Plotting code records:
--------------------
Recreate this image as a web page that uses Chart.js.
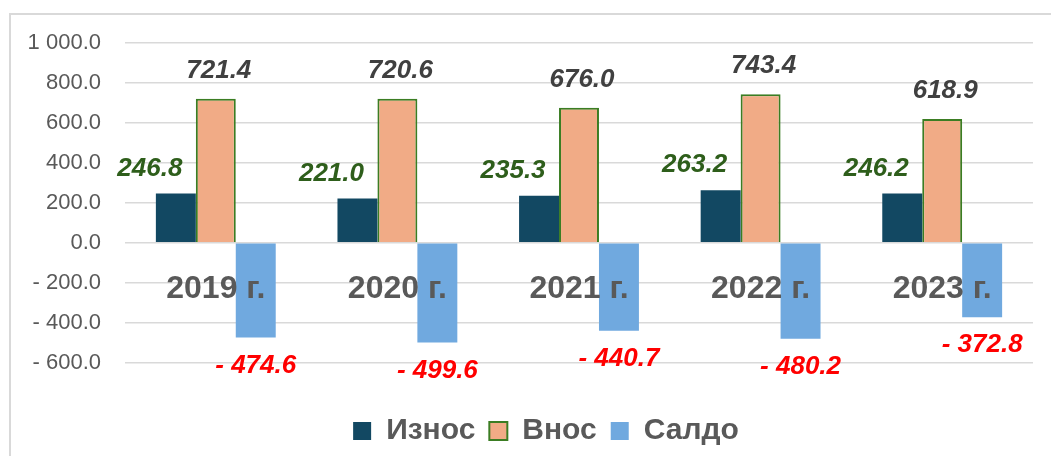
<!DOCTYPE html>
<html>
<head>
<meta charset="utf-8">
<script src="https://cdn.jsdelivr.net/npm/chart.js@4.4.1/dist/chart.umd.min.js"></script>
<style>
    html, body { margin: 0; padding: 0; background: #fff; }
    #wrap { position: relative; width: 1051px; height: 456px; overflow: hidden; }
    #ramka { position: absolute; left: 9px; top: 13px; width: 1100px; height: 500px; border: 2px solid #d9d9d9; box-sizing: border-box; }
    #grafik { position: absolute; left: 0; top: 0; }
</style>
</head>
<body>
<div id="wrap">
    <div id="ramka"></div>
    <canvas id="grafik" width="1051" height="456"></canvas>
</div>
<script>
const godini = ['2019 г.', '2020 г.', '2021 г.', '2022 г.', '2023 г.'];
const iznos = [246.8, 221.0, 235.3, 263.2, 246.2];
const vnos = [721.4, 720.6, 676.0, 743.4, 618.9];
const saldo = [-474.6, -499.6, -440.7, -480.2, -372.8];
const yMin = -600;
const yMax = 1000;
const yStap = 200;

const SHRIFT = "'Liberation Sans', Arial, sans-serif";

function formatChislo(v) {
    let s = Math.abs(v).toFixed(1);
    let [cyalo, drob] = s.split('.');
    cyalo = cyalo.replace(/\B(?=(\d{3})+(?!\d))/g, ' ');
    return (v < 0 ? '- ' : '') + cyalo + '.' + drob;
}

// etiketi nad/pod stalbovete
const etiketi = {
    id: 'etiketi',
    afterDatasetsDraw(chart) {
        const ctx = chart.ctx;
        ctx.save();
        ctx.font = "italic bold 26px " + SHRIFT;
        ctx.textAlign = 'center';
        ctx.textBaseline = 'middle';
        chart.data.datasets.forEach((ds, i) => {
            const meta = chart.getDatasetMeta(i);
            meta.data.forEach((bar, j) => {
                const v = ds.data[j];
                let x = bar.x, y = bar.y;
                if (i === 0) { ctx.fillStyle = '#2E5E1B'; x -= 26; y -= 25; }
                else if (i === 1) { ctx.fillStyle = '#404040'; x += 3; y -= 28; }
                else { ctx.fillStyle = '#FF0000'; y += 28; }
                ctx.fillText(formatChislo(v), x, y);
            });
        });
        ctx.restore();
    }
};

// legendata e malko vdyasno ot sredata
const sdvigLegenda = {
    id: 'sdvigLegenda',
    afterLayout(chart) {
        chart.legend.left += 17;
        chart.legend.right += 17;
    }
};

new Chart(document.getElementById('grafik'), {
    type: 'bar',
    data: {
        labels: godini,
        datasets: [
            { label: 'Износ', data: iznos, backgroundColor: '#124862', borderWidth: 0 },
            { label: 'Внос', data: vnos, backgroundColor: '#F1AB86', borderColor: '#3B7D23', borderWidth: 2 },
            { label: 'Салдо', data: saldo, backgroundColor: '#70A9DF', borderWidth: 0 }
        ]
    },
    options: {
        responsive: false,
        animation: false,
        barPercentage: 1,
        categoryPercentage: 0.66,
        layout: { padding: { left: 25, right: 18, top: 43, bottom: 0 } },
        plugins: {
            tooltip: { enabled: false },
            legend: {
                position: 'bottom',
                title: { display: true, text: '', padding: { top: 0, bottom: 25 } },
                labels: {
                    boxWidth: 18, boxHeight: 18, padding: 14,
                    color: '#595959',
                    font: { family: SHRIFT, size: 30, weight: 'bold' }
                }
            }
        },
        scales: {
            x: {
                position: { y: 0 },
                grid: { display: false, drawTicks: false },
                border: { display: false },
                ticks: {
                    z: 1, padding: 27, color: '#595959',
                    font: { family: SHRIFT, size: 32, weight: 'bold' }
                }
            },
            y: {
                min: yMin, max: yMax,
                afterFit(s) { s.width = 100; },
                grid: { color: '#D9D9D9', lineWidth: 1.5, drawTicks: false },
                border: { display: false },
                ticks: {
                    stepSize: yStap, padding: 24, color: '#595959',
                    font: { family: SHRIFT, size: 22 },
                    callback: v => formatChislo(v)
                }
            }
        }
    },
    plugins: [etiketi, sdvigLegenda]
});
</script>
</body>
</html>
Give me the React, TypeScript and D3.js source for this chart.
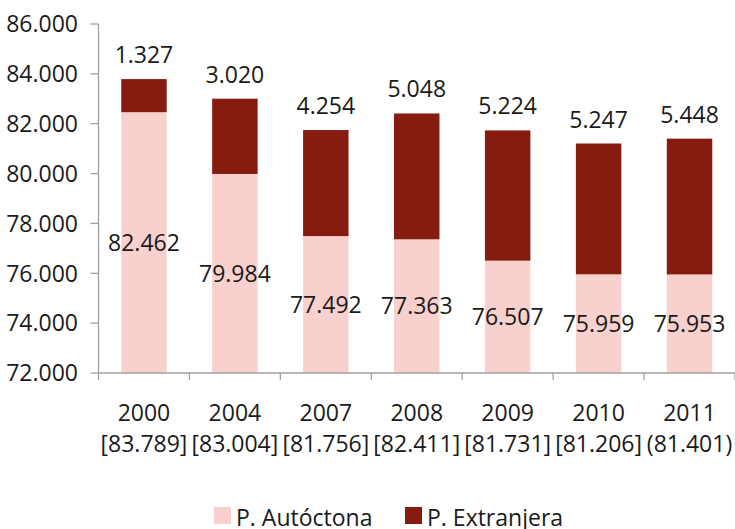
import React from "react";
import * as d3 from "d3";

const years = ["2000", "2004", "2007", "2008", "2009", "2010", "2011"];
const totalLabels = ["[83.789]", "[83.004]", "[81.756]", "[82.411]", "[81.731]", "[81.206]", "(81.401)"];
const autoctona = [82462, 79984, 77492, 77363, 76507, 75959, 75953];
const extranjera = [1327, 3020, 4254, 5048, 5224, 5247, 5448];
const yTicks = [72000, 74000, 76000, 78000, 80000, 82000, 84000, 86000];
const seriesNames = ["P. Autóctona", "P. Extranjera"];

const PINK = "#f8d0cd";
const RED = "#861b10";
const AXIS = "#a0a0a0";
const FONT = "'Open Sans', 'Noto Sans', sans-serif";

const es = d3.formatLocale({ decimal: ",", thousands: ".", grouping: [3], currency: ["", " €"] });
const fmtVal = (v: number) => es.format(",")(v);
const fmtTick = (v: number) => es.format(",")(v);

export default function App() {
  const width = 735;
  const height = 529;
  const left = 98.5;
  const right = 735;
  const top = 24;
  const bottom = 373;

  const x = d3.scaleBand<string>().domain(years).range([left, right]).paddingInner(0.5).paddingOuter(0.25);
  const y = d3.scaleLinear().domain([72000, 86000]).range([bottom, top]);
  const step = x.step();
  const boundaries = years.map((yr) => (x(yr) ?? 0) - step * 0.25).concat([right]);

  return (
    <svg
      width={width}
      height={height}
      style={{ position: "absolute", left: 0, top: 0, display: "block", background: "#fff" }}
      fontFamily={FONT}
    >
      {/* bars */}
      {years.map((yr, i) => {
        const bx = x(yr) ?? 0;
        const total = autoctona[i] + extranjera[i];
        return (
          <g key={yr}>
            <rect x={bx} width={x.bandwidth()} y={y(autoctona[i])} height={y(72000) - y(autoctona[i])} fill={PINK} />
            <rect x={bx} width={x.bandwidth()} y={y(total)} height={y(autoctona[i]) - y(total)} fill={RED} />
          </g>
        );
      })}

      {/* y axis */}
      <line x1={left} x2={left} y1={top} y2={bottom} stroke={AXIS} strokeWidth={1.3} />
      {yTicks.map((t) => (
        <g key={t}>
          <line x1={left - 8} x2={left} y1={y(t)} y2={y(t)} stroke={AXIS} strokeWidth={1.3} />
          <text x={78} y={y(t)} dy="0.36em" textAnchor="end" fontSize={23} fill="#1a1a1a">
            {fmtTick(t)}
          </text>
        </g>
      ))}

      {/* x axis */}
      <line x1={left} x2={right} y1={bottom} y2={bottom} stroke={AXIS} strokeWidth={1.3} />
      {boundaries.map((bx, i) => (
        <line key={i} x1={bx} x2={bx} y1={bottom} y2={bottom + 7} stroke={AXIS} strokeWidth={1.3} />
      ))}
      {years.map((yr, i) => {
        const cx = (x(yr) ?? 0) + x.bandwidth() / 2;
        return (
          <g key={yr} fontSize={23} fill="#1a1a1a" textAnchor="middle">
            <text x={cx} y={421}>{yr}</text>
            <text x={cx} y={452}>{totalLabels[i]}</text>
          </g>
        );
      })}

      {/* value labels */}
      {years.map((yr, i) => {
        const cx = (x(yr) ?? 0) + x.bandwidth() / 2;
        const total = autoctona[i] + extranjera[i];
        return (
          <g key={yr} fontSize={23} fill="#1a1a1a" textAnchor="middle">
            <text x={cx} y={(y(autoctona[i]) + y(72000)) / 2} dy="0.36em">
              {fmtVal(autoctona[i])}
            </text>
            <text x={cx} y={y(total) - 16}>
              {fmtVal(extranjera[i])}
            </text>
          </g>
        );
      })}

      {/* legend */}
      {seriesNames.map((name, i) => {
        const lx = i === 0 ? 214 : 405;
        return (
          <g key={name}>
            <rect x={lx} y={507} width={17} height={17} fill={i === 0 ? PINK : RED} />
            <text x={lx + 22} y={526} fontSize={23} fill="#1a1a1a">
              {name}
            </text>
          </g>
        );
      })}
    </svg>
  );
}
--------------------
DIRECTIONS: Check each line of the records above for the string "React", and report every line that has it.

TASK SOLUTION:
Give me the React, TypeScript and D3.js source for this chart.
import React from "react";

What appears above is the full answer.